SnapshotsPrivate Preview
A snapshot is a point-in-time image of a Milvus collection, ideal for quick rollbacks, versioning, and testing. It captures the collection's state at a specific timestamp and stores only metadata and manifest files, such as the schema, indexes, and vector data files (binlogs), for efficient storage and restoration.
Snapshots are quick, point-in-time images of data, suitable for fast rollbacks or testing (days to weeks). At the same time, backups are independent, complete copies stored separately for long-term disaster recovery (weeks to years) and for better protection against total storage failure.
To create backups, refer to Backup & Restore.
Snapshot anatomy
Milvus implements a manifest-based snapshot architecture for efficient point-in-time capture, storage, and restoration of data without duplicating the actual vector data. The architecture separates metadata management from physical data storage, enabling lightweight snapshots that reference existing segment files in object storage.
When you create a snapshot for a collection, Milvus collects the following:
-
Snapshot metadata
It provides basic information for creating the snapshot, including the snapshot name and description, the target collection ID, and the time point at which the snapshot is created.
-
Collection description
It contains the description of the target collection, including its schema definition, partition information, and properties.
-
Index information
It stores the index metadata and the paths to index files.
-
Segment data
It captures the vector data files (binlogs), deletion logs (deltalogs), and index files.
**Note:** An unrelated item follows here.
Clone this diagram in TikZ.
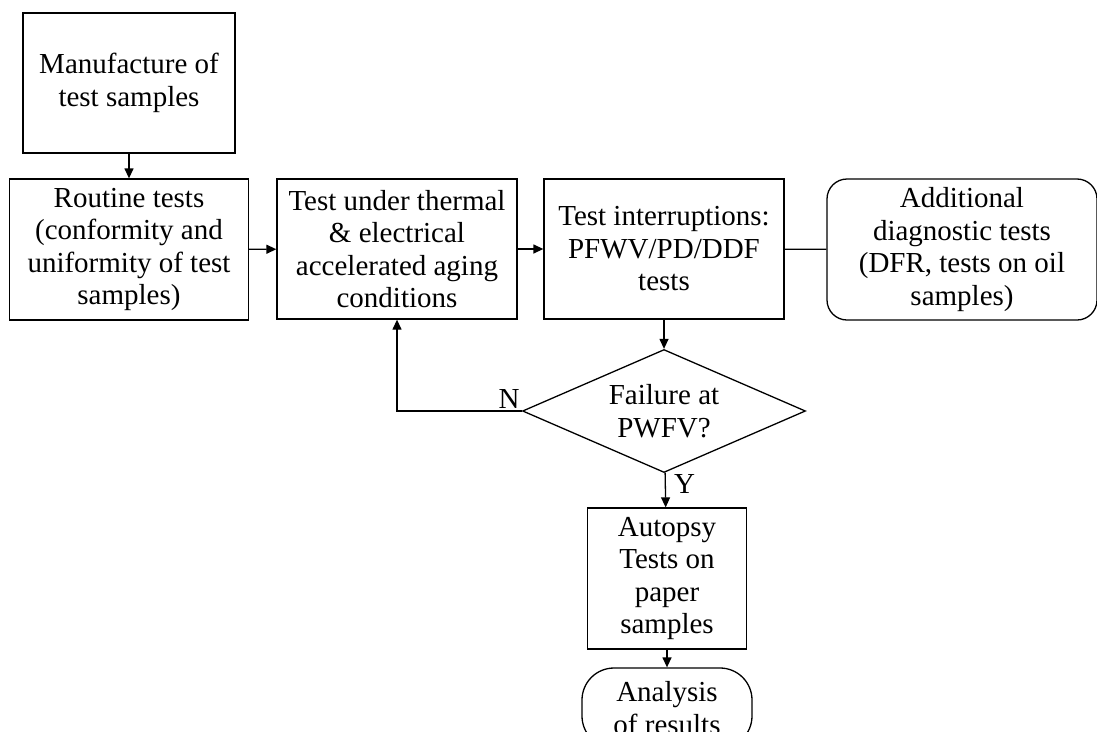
\documentclass[tikz,border=0pt]{standalone}
\usepackage{fontspec}
\setmainfont{Liberation Serif}
\usetikzlibrary{shapes.geometric,arrows.meta}
\begin{document}
\begin{tikzpicture}[x=1pt,y=-1pt,
  txt/.style={inner sep=0pt,align=center,font=\fontsize{29}{32.5}\selectfont},
  box/.style={txt,draw,line width=1.3pt},
  arr/.style={line width=1.3pt,-{Triangle[length=10pt,width=9pt]}},
  conn/.style={line width=1.3pt}]
\useasboundingbox (0,0) rectangle (1097,731);
\clip (0,0) rectangle (1097,731);
\node[box,minimum width=212pt,minimum height=140pt] (m) at (129,83) {Manufacture of\\test samples};
\node[box,minimum width=239pt,minimum height=141pt] (r) at (129,249.5) {Routine tests\\(conformity and\\uniformity of test\\samples)};
\node[box,minimum width=240pt,minimum height=140pt] (t) at (397,249) {Test under thermal\\\& electrical\\accelerated aging\\conditions};
\node[box,minimum width=240pt,minimum height=140pt] (i) at (664,249) {Test interruptions:\\PFWV/PD/DDF\\tests};
\node[box,rounded corners=20pt,minimum width=270pt,minimum height=141pt] (a) at (962,249.5) {Additional\\diagnostic tests\\(DFR, tests on oil\\samples)};
\node[box,diamond,aspect=2.3,minimum width=283pt,minimum height=123pt] (d) at (664,411) {Failure at\\PWFV?};
\node[box,minimum width=159pt,minimum height=141pt] (p) at (667,578.5) {Autopsy\\Tests on\\paper\\samples};
\node[box,rounded corners=32pt,minimum width=170pt,minimum height=80pt] (s) at (667,708) {Analysis\\of results};
\draw[arr] (m) -- (r);
\draw[arr] (r) -- (t);
\draw[arr] (t) -- (i);
\draw[conn] (i) -- (a);
\draw[arr] (i) -- (d);
\draw[arr] (d.west) -| (t.south);
\draw[arr] (d) -- (p);
\draw[arr] (p) -- (s);
\node[txt,anchor=south east,inner sep=2pt] (n) at (d.west) {N};
\node[txt,anchor=north west,inner sep=1pt] (y) at ([xshift=9pt]d.south) {Y};
\end{tikzpicture}
\end{document}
Among the above information, Milvus generates an Apache Avro manifest file for each segment and stores the snapshot metadata, collection description, index information, and the paths to the manifest files in a JSON file. The following diagram illustrates the snapshot folder structure.
snapshots/{collection_id}/
├── metadata/
│ └── {snapshot_id}.json # Snapshot metadata (JSON format)
│
└── manifests/
└── {snapshot_id}/ # Directory for each snapshot
├── {segment_id_1}.avro # Individual segment manifest (Avro format)
├── {segment_id_2}.avro
└── ...
Creating a snapshot usually takes milliseconds, and restoring it takes seconds to minutes, depending on the data volume.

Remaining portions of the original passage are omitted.